The definition of “non-UK resident” for the purposes of the surcharge has a different meaning than for income tax and CGT, both of which are determined by the statutory residence test (SRT). For SDLT purposes, an individual will be non-UK resident if they were not present in the UK for at least 183 days in the 12 months prior to the purchase. It is therefore a relatively simple test compared to the SRT, but the discrepancy between the two definitions could mean that an individual that is UK resident under the SRT is treated as non-UK resident for the purposes of SDLT.
Example. Clive has lived in South Africa all his life. On 1 May 2021 he moved to the UK to take up an offer of employment. He purchases a house and the transaction completes on 1 July 2021. Clive will clearly be UK resident for 2021/22. However, because he has only been in the UK for two months in the 12 months prior to the purchase he will have to pay the SDLT surcharge.
The good news for people in Clive’s position is that they will be able to claim a refund of the surcharge if they are present in the UK for at least 183 days in any continuous 365-day period starting one year before the purchase and ending one year after.

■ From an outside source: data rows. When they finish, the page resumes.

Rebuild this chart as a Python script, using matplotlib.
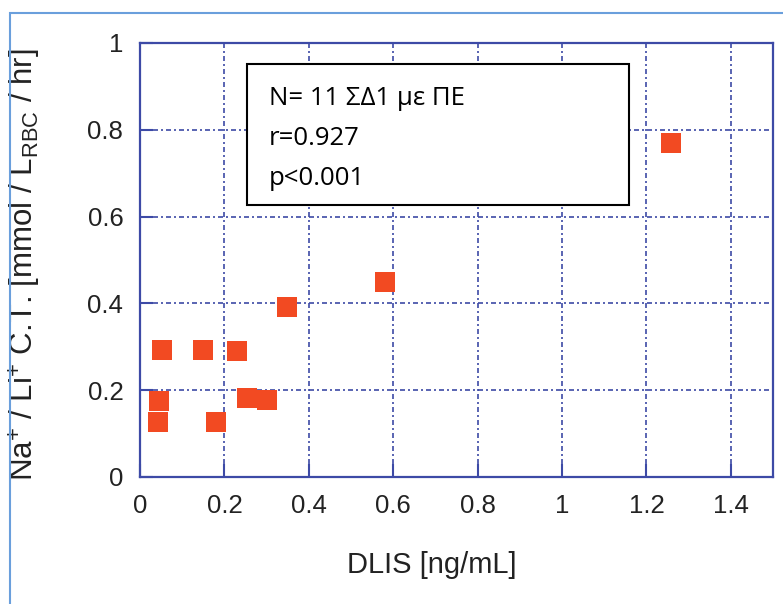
import matplotlib.pyplot as plt
from matplotlib.patches import Rectangle

# DLIS vs Na+/Li+ counter-transport
dlis = [0.052, 0.150, 0.230, 0.045, 0.043, 0.179, 0.254, 0.301, 0.348, 0.581, 1.258]
ct = [0.293, 0.293, 0.291, 0.175, 0.127, 0.127, 0.182, 0.177, 0.392, 0.449, 0.770]

x_ticks = [0, 0.2, 0.4, 0.6, 0.8, 1, 1.2, 1.4]
x_tick_labels = ["0", "0.2", "0.4", "0.6", "0.8", "1", "1.2", "1.4"]
y_ticks = [0, 0.2, 0.4, 0.6, 0.8, 1]
y_tick_labels = ["0", "0.2", "0.4", "0.6", "0.8", "1"]

box_lines = ["N= 11 ΣΔ1 με ΠΕ", "r=0.927", "p<0.001"]

axis_blue = "#3d4aa6"
marker_red = "#f24a22"

plt.rcParams["mathtext.fontset"] = "custom"
plt.rcParams["mathtext.rm"] = "Liberation Sans"
plt.rcParams["mathtext.it"] = "Liberation Sans"

fig = plt.figure(figsize=(7.83, 6.04), dpi=100)
fig.patch.set_facecolor("white")

# light blue screenshot frame
fig.patches.append(Rectangle((10 / 783, -0.1), 1.2, 1 - 13 / 604 + 0.1,
                             transform=fig.transFigure, fill=False,
                             edgecolor="#6a9fdc", linewidth=1.5))

ax = fig.add_axes([140 / 783, 1 - 477 / 604, 633 / 783, 434 / 604])
ax.plot(dlis, ct, linestyle="none", marker="s", markersize=14.5,
        color=marker_red, markeredgewidth=0, zorder=3)

ax.set_xlim(0, 1.5)
ax.set_ylim(0, 1)
ax.set_xticks(x_ticks, x_tick_labels)
ax.set_yticks(y_ticks, y_tick_labels)

ax.grid(True, color=axis_blue, linestyle=(0, (3, 1.8, 1.2, 1.8)), linewidth=1.2)
for sp in ax.spines.values():
    sp.set_color(axis_blue)
    sp.set_linewidth(1.6)
ax.tick_params(direction="in", length=9.5, width=1.5, color=axis_blue,
               labelsize=18.5, labelcolor="#222222", pad=12)
for lab in ax.get_xticklabels() + ax.get_yticklabels():
    lab.set_fontfamily("Liberation Sans")

ax.set_xlabel("DLIS [ng/mL]", fontsize=21, family="Liberation Sans", color="#222222")
ax.xaxis.set_label_coords(0.461, -0.17)
ax.set_ylabel(r"Na$^{+}$ / Li$^{+}$ C.T. [mmol / L$_{\mathrm{RBC}}$ / hr]",
              fontsize=22.5, family="Liberation Sans", color="#222222")
ax.yaxis.set_label_coords(-0.153, 0.49)

# annotation box
ax.add_patch(Rectangle((107 / 633, 272 / 434), 382 / 633, 141 / 434,
                       transform=ax.transAxes, facecolor="white",
                       edgecolor="black", linewidth=1.5, zorder=4))
for i, line in enumerate(box_lines):
    ax.text(0.204, 0.872 - i * 0.092, line, transform=ax.transAxes,
            fontsize=18.5, family=["Open Sans", "DejaVu Sans"], va="center",
            ha="left", color="black", zorder=5)

fig.savefig("out.png", dpi=100)
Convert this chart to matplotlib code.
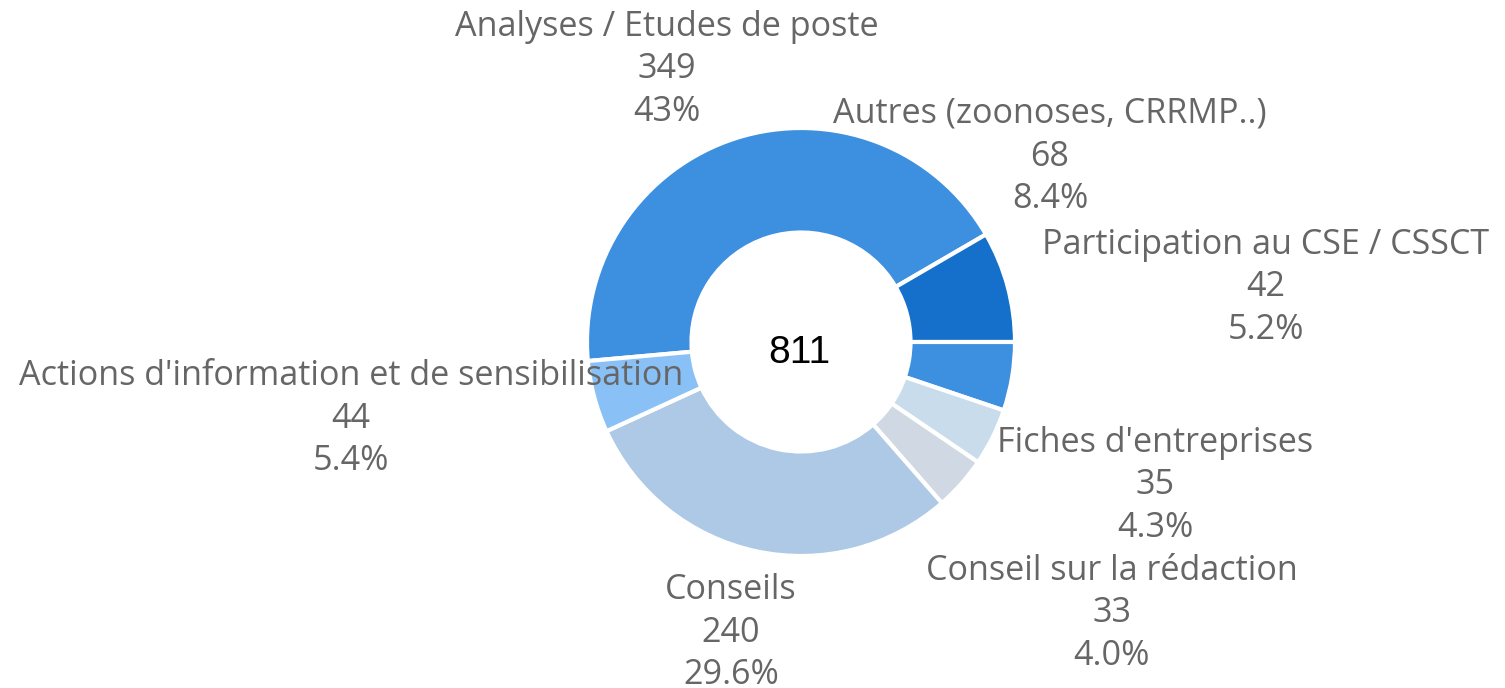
import matplotlib
matplotlib.use("Agg")
import matplotlib.pyplot as plt

# ====== DATA ======
categories = [
    "Analyses / Etudes de poste",
    "Autres (zoonoses, CRRMP..)",
    "Participation au CSE / CSSCT",
    "Fiches d'entreprises",
    "Conseil sur la rédaction",
    "Conseils",
    "Actions d'information et de sensibilisation",
]
values = [349, 68, 42, 35, 33, 240, 44]
pct_labels = ["43%", "8.4%", "5.2%", "4.3%", "4.0%", "29.6%", "5.4%"]
total = sum(values)

colors = ["#3d8fe0", "#1570cc", "#3d8fe0", "#c9dcec", "#d0d9e3", "#adc9e5", "#89c1f7"]

# label anchor (centre x, baseline of first line) in pixels from top-left
label_pos = [
    (667, 36),
    (1050, 123),
    (1266, 254),
    (1155, 452),
    (1112, 580),
    (731, 599),
    (351, 385),
]
line_gap = 42.5

W, H = 1505, 688
fig = plt.figure(figsize=(W / 100, H / 100), dpi=100)
ax = fig.add_axes([0, 0, 1, 1])

cx, cy, r_out, r_in = 801, H - 342, 214, 109.5
start = 360 * (values[0] + values[1]) / total

ax.pie(values, colors=colors, center=(cx, cy), radius=r_out,
       startangle=start, counterclock=False,
       wedgeprops=dict(width=r_out - r_in, edgecolor="white", linewidth=3))

# pie() resets the limits, so set them afterwards
ax.set_xlim(0, W)
ax.set_ylim(0, H)
ax.set_aspect("equal")
ax.axis("off")

font = "Open Sans"
for name, v, p, (x, y) in zip(categories, values, pct_labels, label_pos):
    for k, s in enumerate([name, str(v), p]):
        ax.text(x, H - (y + k * line_gap), s, ha="center", va="baseline",
                fontsize=24.6, color="#666666", family=font, zorder=5)

ax.text(cx - 2, H - 363, str(total), ha="center", va="baseline",
        fontsize=28, color="black", family="Liberation Sans", zorder=5)

fig.savefig("out.png", dpi=100)
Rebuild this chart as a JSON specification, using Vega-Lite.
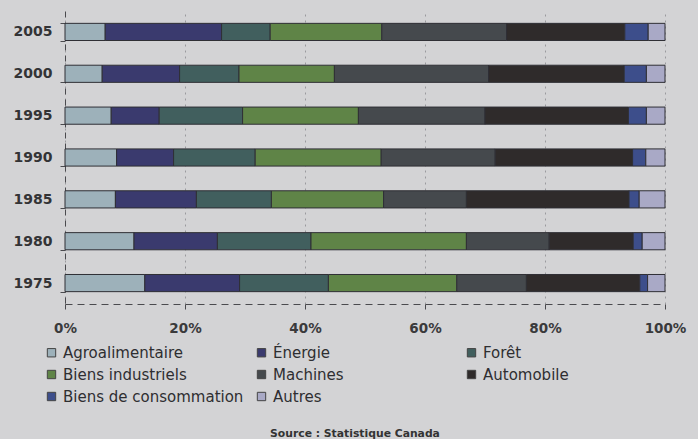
{
  "$schema": "https://vega.github.io/schema/vega-lite/v6.json",
  "width": 600,
  "height": 293,
  "autosize": {"type": "none"},
  "padding": {"left": 65, "top": 11, "right": 33, "bottom": 135},
  "background": "#d3d3d5",
  "config": {
    "view": {"stroke": null},
    "font": "DejaVu Sans"
  },
  "title": {
    "text": "Source : Statistique Canada",
    "orient": "bottom",
    "anchor": "middle",
    "fontSize": 10.8,
    "fontWeight": "bold",
    "font": "DejaVu Sans",
    "color": "#333333",
    "offset": 23,
    "dx": -10
  },
  "data": {
    "values": [
      {"annee": "2005", "secteur": "Agroalimentaire", "k": 1, "part": 6.7},
      {"annee": "2005", "secteur": "Énergie", "k": 2, "part": 19.4},
      {"annee": "2005", "secteur": "Forêt", "k": 3, "part": 8.1},
      {"annee": "2005", "secteur": "Biens industriels", "k": 4, "part": 18.6},
      {"annee": "2005", "secteur": "Machines", "k": 5, "part": 20.8},
      {"annee": "2005", "secteur": "Automobile", "k": 6, "part": 19.7},
      {"annee": "2005", "secteur": "Biens de consommation", "k": 7, "part": 3.9},
      {"annee": "2005", "secteur": "Autres", "k": 8, "part": 2.8},
      {"annee": "2000", "secteur": "Agroalimentaire", "k": 1, "part": 6.2},
      {"annee": "2000", "secteur": "Énergie", "k": 2, "part": 12.9},
      {"annee": "2000", "secteur": "Forêt", "k": 3, "part": 9.9},
      {"annee": "2000", "secteur": "Biens industriels", "k": 4, "part": 15.9},
      {"annee": "2000", "secteur": "Machines", "k": 5, "part": 25.7},
      {"annee": "2000", "secteur": "Automobile", "k": 6, "part": 22.6},
      {"annee": "2000", "secteur": "Biens de consommation", "k": 7, "part": 3.7},
      {"annee": "2000", "secteur": "Autres", "k": 8, "part": 3.1},
      {"annee": "1995", "secteur": "Agroalimentaire", "k": 1, "part": 7.7},
      {"annee": "1995", "secteur": "Énergie", "k": 2, "part": 8.0},
      {"annee": "1995", "secteur": "Forêt", "k": 3, "part": 13.9},
      {"annee": "1995", "secteur": "Biens industriels", "k": 4, "part": 19.3},
      {"annee": "1995", "secteur": "Machines", "k": 5, "part": 21.1},
      {"annee": "1995", "secteur": "Automobile", "k": 6, "part": 23.9},
      {"annee": "1995", "secteur": "Biens de consommation", "k": 7, "part": 3.0},
      {"annee": "1995", "secteur": "Autres", "k": 8, "part": 3.1},
      {"annee": "1990", "secteur": "Agroalimentaire", "k": 1, "part": 8.6},
      {"annee": "1990", "secteur": "Énergie", "k": 2, "part": 9.5},
      {"annee": "1990", "secteur": "Forêt", "k": 3, "part": 13.6},
      {"annee": "1990", "secteur": "Biens industriels", "k": 4, "part": 21.0},
      {"annee": "1990", "secteur": "Machines", "k": 5, "part": 19.0},
      {"annee": "1990", "secteur": "Automobile", "k": 6, "part": 22.9},
      {"annee": "1990", "secteur": "Biens de consommation", "k": 7, "part": 2.2},
      {"annee": "1990", "secteur": "Autres", "k": 8, "part": 3.2},
      {"annee": "1985", "secteur": "Agroalimentaire", "k": 1, "part": 8.4},
      {"annee": "1985", "secteur": "Énergie", "k": 2, "part": 13.5},
      {"annee": "1985", "secteur": "Forêt", "k": 3, "part": 12.5},
      {"annee": "1985", "secteur": "Biens industriels", "k": 4, "part": 18.7},
      {"annee": "1985", "secteur": "Machines", "k": 5, "part": 13.8},
      {"annee": "1985", "secteur": "Automobile", "k": 6, "part": 27.1},
      {"annee": "1985", "secteur": "Biens de consommation", "k": 7, "part": 1.7},
      {"annee": "1985", "secteur": "Autres", "k": 8, "part": 4.3},
      {"annee": "1980", "secteur": "Agroalimentaire", "k": 1, "part": 11.5},
      {"annee": "1980", "secteur": "Énergie", "k": 2, "part": 13.9},
      {"annee": "1980", "secteur": "Forêt", "k": 3, "part": 15.6},
      {"annee": "1980", "secteur": "Biens industriels", "k": 4, "part": 25.9},
      {"annee": "1980", "secteur": "Machines", "k": 5, "part": 13.8},
      {"annee": "1980", "secteur": "Automobile", "k": 6, "part": 14.0},
      {"annee": "1980", "secteur": "Biens de consommation", "k": 7, "part": 1.5},
      {"annee": "1980", "secteur": "Autres", "k": 8, "part": 3.8},
      {"annee": "1975", "secteur": "Agroalimentaire", "k": 1, "part": 13.3},
      {"annee": "1975", "secteur": "Énergie", "k": 2, "part": 15.8},
      {"annee": "1975", "secteur": "Forêt", "k": 3, "part": 14.8},
      {"annee": "1975", "secteur": "Biens industriels", "k": 4, "part": 21.4},
      {"annee": "1975", "secteur": "Machines", "k": 5, "part": 11.6},
      {"annee": "1975", "secteur": "Automobile", "k": 6, "part": 18.9},
      {"annee": "1975", "secteur": "Biens de consommation", "k": 7, "part": 1.3},
      {"annee": "1975", "secteur": "Autres", "k": 8, "part": 2.9}
    ]
  },
  "mark": {"type": "bar", "stroke": "#2f2f35", "strokeWidth": 1},
  "encoding": {
    "y": {
      "field": "annee",
      "type": "ordinal",
      "sort": "descending",
      "scale": {"paddingInner": 0.59, "paddingOuter": 0.295},
      "axis": {
        "title": null,
        "labelFont": "DejaVu Sans",
        "labelFontSize": 14,
        "labelFontWeight": "bold",
        "labelColor": "#333336",
        "labelPadding": 8,
        "tickBand": "extent",
        "tickSize": 5,
        "tickColor": "#4a4a4e",
        "domainColor": "#4a4a4e",
        "domainDash": [6, 5]
      }
    },
    "x": {
      "field": "part",
      "type": "quantitative",
      "stack": "normalize",
      "scale": {"domain": [0, 1]},
      "axis": {
        "title": null,
        "format": ".0%",
        "values": [0, 0.2, 0.4, 0.6, 0.8, 1],
        "labelFont": "DejaVu Sans",
        "labelFontSize": 13.5,
        "labelFontWeight": "bold",
        "labelColor": "#3a3a3c",
        "labelPadding": 12,
        "labelFlush": false,
        "tickSize": 5,
        "tickColor": "#4a4a4e",
        "domainColor": "#4a4a4e",
        "domainDash": [7, 5],
        "grid": true,
        "gridColor": "#9a9a9e",
        "gridDash": [2, 4],
        "gridWidth": 1
      }
    },
    "color": {
      "field": "secteur",
      "type": "nominal",
      "scale": {
        "domain": ["Agroalimentaire", "Énergie", "Forêt", "Biens industriels", "Machines", "Automobile", "Biens de consommation", "Autres"],
        "range": ["#9db1ba", "#3a3a6e", "#415f5e", "#5f8447", "#45494d", "#2f2b2b", "#3d4e8b", "#a9a9c6"]
      },
      "legend": {
        "title": null,
        "orient": "none",
        "direction": "horizontal",
        "legendX": -21,
        "legendY": 334,
        "columns": 3,
        "gridAlign": "all",
        "columnPadding": 10,
        "rowPadding": 6,
        "symbolType": "square",
        "symbolSize": 70,
        "symbolStrokeColor": "#444444",
        "symbolStrokeWidth": 1,
        "labelFont": "DejaVu Sans",
        "labelFontSize": 15,
        "labelColor": "#2e2e31",
        "labelOffset": 4,
        "labelLimit": 260
      }
    },
    "order": {"field": "k", "type": "quantitative", "sort": "ascending"}
  }
}
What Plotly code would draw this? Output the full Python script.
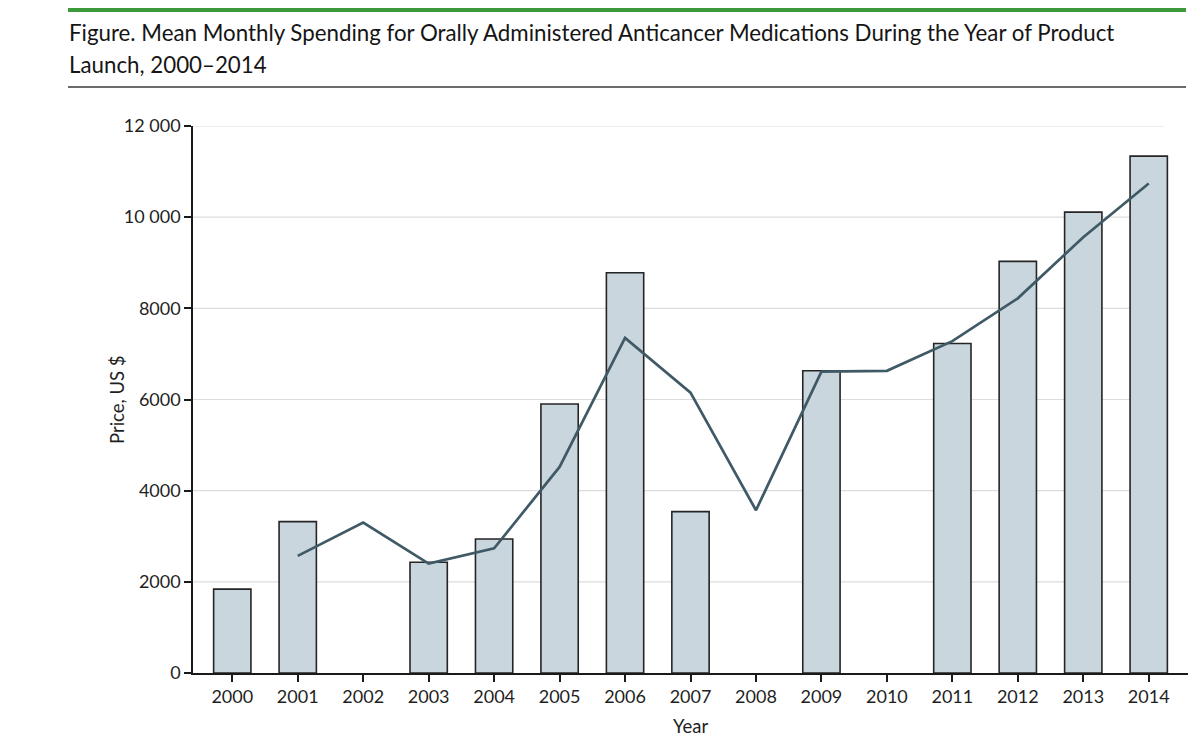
import plotly.graph_objects as go

years = ["2000", "2001", "2002", "2003", "2004", "2005", "2006", "2007",
         "2008", "2009", "2010", "2011", "2012", "2013", "2014"]
bar_values = [1840, 3320, None, 2430, 2940, 5900, 8780, 3540,
              None, 6630, None, 7230, 9030, 10110, 11340]
line_years = ["2001", "2002", "2003", "2004", "2005", "2006", "2007",
              "2008", "2009", "2010", "2011", "2012", "2013", "2014"]
line_values = [2570, 3300, 2400, 2735, 4520, 7350, 6150,
               3570, 6610, 6630, 7280, 8220, 9560, 10740]
y_tick_vals = [0, 2000, 4000, 6000, 8000, 10000, 12000]
y_tick_text = ["0", "2000", "4000", "6000", "8000", "10 000", "12 000"]

title_line1 = "Figure. Mean Monthly Spending for Orally Administered Anticancer Medications During the Year of Product"
title_line2 = "Launch, 2000\u20132014"

OFF = 8  # page body margin
W, H = 1200 - OFF, 746 - OFF
L = 193 - OFF
T = 126 - OFF
B = H - (673 - OFF)
R = W - (1188 - OFF)
pw, ph = W - L - R, H - T - B

def px_x(x):
    return (x - OFF - L) / pw

def px_y(y):
    return (H - B - (y - OFF)) / ph

font_main = "Lato"
txt = "#1f1f1f"

fig = go.Figure()
fig.add_trace(go.Bar(
    x=years, y=bar_values, width=0.57,
    marker=dict(color="#c9d6dd", line=dict(color="#252525", width=1.6)),
    showlegend=False, hoverinfo="x+y",
))
fig.add_trace(go.Scatter(
    x=line_years, y=line_values, mode="lines",
    line=dict(color="#3f5a66", width=2.7),
    showlegend=False,
))

shapes = []
for v in y_tick_vals[1:]:
    shapes.append(dict(type="line", xref="x", yref="y", x0=-0.6, x1=14.23,
                       y0=v, y1=v, line=dict(color="#dcdcdc", width=1.2),
                       layer="below"))
# green top bar
shapes.append(dict(type="rect", xref="paper", yref="paper",
                   x0=px_x(68), x1=px_x(1186), y0=px_y(12), y1=px_y(8),
                   fillcolor="#3c9a3a", line=dict(width=0)))
# rule under title
shapes.append(dict(type="line", xref="paper", yref="paper",
                   x0=px_x(68), x1=px_x(1186), y0=px_y(87), y1=px_y(87),
                   line=dict(color="#3a3a3a", width=1.6)))

annotations = [
    dict(text=title_line1, xref="paper", yref="paper", x=px_x(67), y=px_y(32),
         xanchor="left", yanchor="middle", showarrow=False,
         font=dict(family=font_main, size=22.3, color="#151515")),
    dict(text=title_line2, xref="paper", yref="paper", x=px_x(67), y=px_y(64),
         xanchor="left", yanchor="middle", showarrow=False,
         font=dict(family=font_main, size=22.3, color="#151515")),
    dict(text="Price, US $", xref="paper", yref="paper", x=px_x(117), y=px_y(400),
         xanchor="center", yanchor="middle", showarrow=False, textangle=-90,
         font=dict(family=font_main, size=18.5, color=txt)),
    dict(text="Year", xref="paper", yref="paper", x=px_x(690), y=px_y(726),
         xanchor="center", yanchor="middle", showarrow=False,
         font=dict(family=font_main, size=18.5, color=txt)),
]

fig.update_layout(
    width=W, height=H,
    margin=dict(l=L, r=R, t=T, b=B, pad=0),
    paper_bgcolor="white", plot_bgcolor="white",
    shapes=shapes, annotations=annotations,
    font=dict(family=font_main, size=18, color=txt),
)
fig.update_xaxes(
    type="category", range=[-0.6, 14.6],
    showline=True, linecolor="#1a1a1a", linewidth=1.5,
    ticks="outside", ticklen=7, tickwidth=1.5, tickcolor="#1a1a1a",
    showgrid=False, zeroline=False,
    tickfont=dict(family=font_main, size=18, color=txt),
)
fig.update_yaxes(
    range=[0, 12000],
    tickvals=y_tick_vals, ticktext=y_tick_text,
    showline=True, linecolor="#1a1a1a", linewidth=1.5,
    ticks="outside", ticklen=7, tickwidth=1.5, tickcolor="#1a1a1a",
    showgrid=False, zeroline=False,
    tickfont=dict(family=font_main, size=18, color=txt),
)

fig.write_html("out.html")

In Clive’s example, he will be able to claim a refund in November 2021.
Companies will be non-UK resident (or deemed non-UK resident) if either of the following two conditions are met at the date of purchase:
- the company is non-UK resident for the purposes of the Corporation Tax Acts, i.e. not subject to UK corporation tax; or
- the company is resident in the UK, e.g. because it was incorporated here, but it is a close company; and
- it meets the non-UK control test (see below); and
- the transaction is not an excluded transaction, e.g. by an OEIC.
The non-UK control test will be met if a participator controls the company, or is attributed with controlling the company, and they personally meet the non-UK resident test for individuals, i.e. they are not present in the UK on at least 183 days in the 12 months prior to the purchase.
It is important to note that the surcharge is in addition to any of the normal rates of SDLT. If the purchase is of a second (or subsequent) residential property, the 3% surcharge will be payable as well as the new 2% surcharge. The top rate of SDLT may therefore be 17% in some circumstances.
There is a break for married couples and civil partners. If the property is held jointly, the new surcharge will not apply as long as one party to the relationship meets the UK resident criteria.